Problem requirements:
Select every line holding the word "this" and copy it.

━━━

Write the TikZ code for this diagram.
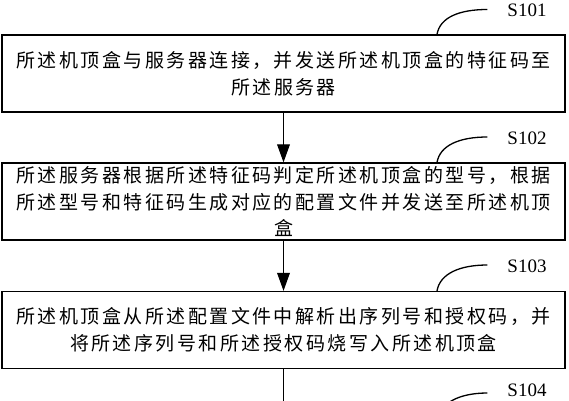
\documentclass[tikz,border=0pt]{standalone}
\usepackage{fontspec}
\newfontfamily\cjk[LetterSpace=13]{Noto Sans CJK SC}
\newfontfamily\lab{Liberation Serif}
\usetikzlibrary{arrows.meta}
\tikzset{
  stepbox/.style={draw, line width=1.3pt, minimum height=77pt, text width=563pt,
    inner sep=0pt, align=center, font=\cjk\fontsize{19}{26.5}\selectfont},
  steplabel/.style={font=\lab\fontsize{19}{20}\selectfont, inner sep=0pt},
  flow/.style={line width=1.2pt, -{Triangle[width=12.7pt,length=18pt]}},
  tag/.style={line width=1.3pt}
}
\begin{document}
\begin{tikzpicture}[x=1pt,y=-1pt]
\useasboundingbox[fill=white] (0,0) rectangle (569,400);
\node[stepbox] (b1) at (283.5,73.5) {所述机顶盒与服务器连接，并发送所述机顶盒的特征码至\\所述服务器};
\node[stepbox] (b2) at (283.5,201.5) {所述服务器根据所述特征码判定所述机顶盒的型号，根据\\所述型号和特征码生成对应的配置文件并发送至所述机顶\\盒};
\node[stepbox] (b3) at (283.5,330) {所述机顶盒从所述配置文件中解析出序列号和授权码，并\\将所述序列号和所述授权码烧写入所述机顶盒};
\coordinate (b4top) at (283.5,420);
\coordinate (b4tag) at (437,420);
\draw[flow] (b1.south) -- (b2.north);
\draw[flow] (b2.south) -- (b3.north);
\draw[flow] (b3.south) -- (b4top);
\node[steplabel] (s1) at (527,10.5) {S101};
\node[steplabel] (s2) at (527,138) {S102};
\node[steplabel] (s3) at (527,266) {S103};
\node[steplabel] (s4) at (527,390) {S104};
\draw[tag] ([xshift=153.5pt]b1.north) .. controls +(3,-17) and +(-28,0) .. ([xshift=-20pt,yshift=1pt]s1.west);
\draw[tag] ([xshift=153.5pt]b2.north) .. controls +(3,-17) and +(-28,0) .. ([xshift=-20pt,yshift=1pt]s2.west);
\draw[tag] ([xshift=153.5pt]b3.north) .. controls +(3,-17) and +(-28,0) .. ([xshift=-20pt,yshift=1pt]s3.west);
\draw[tag] (b4tag) .. controls +(3,-17) and +(-28,0) .. ([xshift=-20pt,yshift=-3pt]s4.west);
\end{tikzpicture}
\end{document}
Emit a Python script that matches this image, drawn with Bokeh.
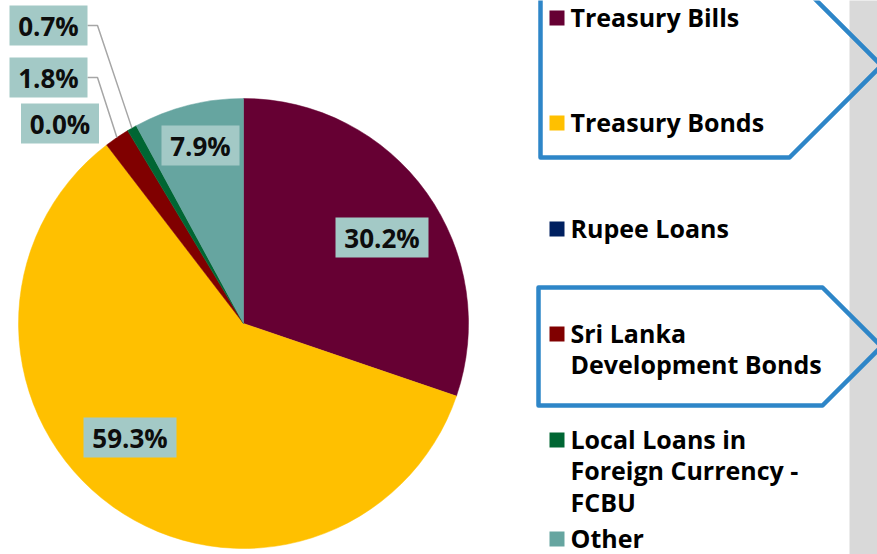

━━━

Exercise output:
Write the TikZ code for this diagram.
Emit a Python script that matches this image, drawn with Bokeh.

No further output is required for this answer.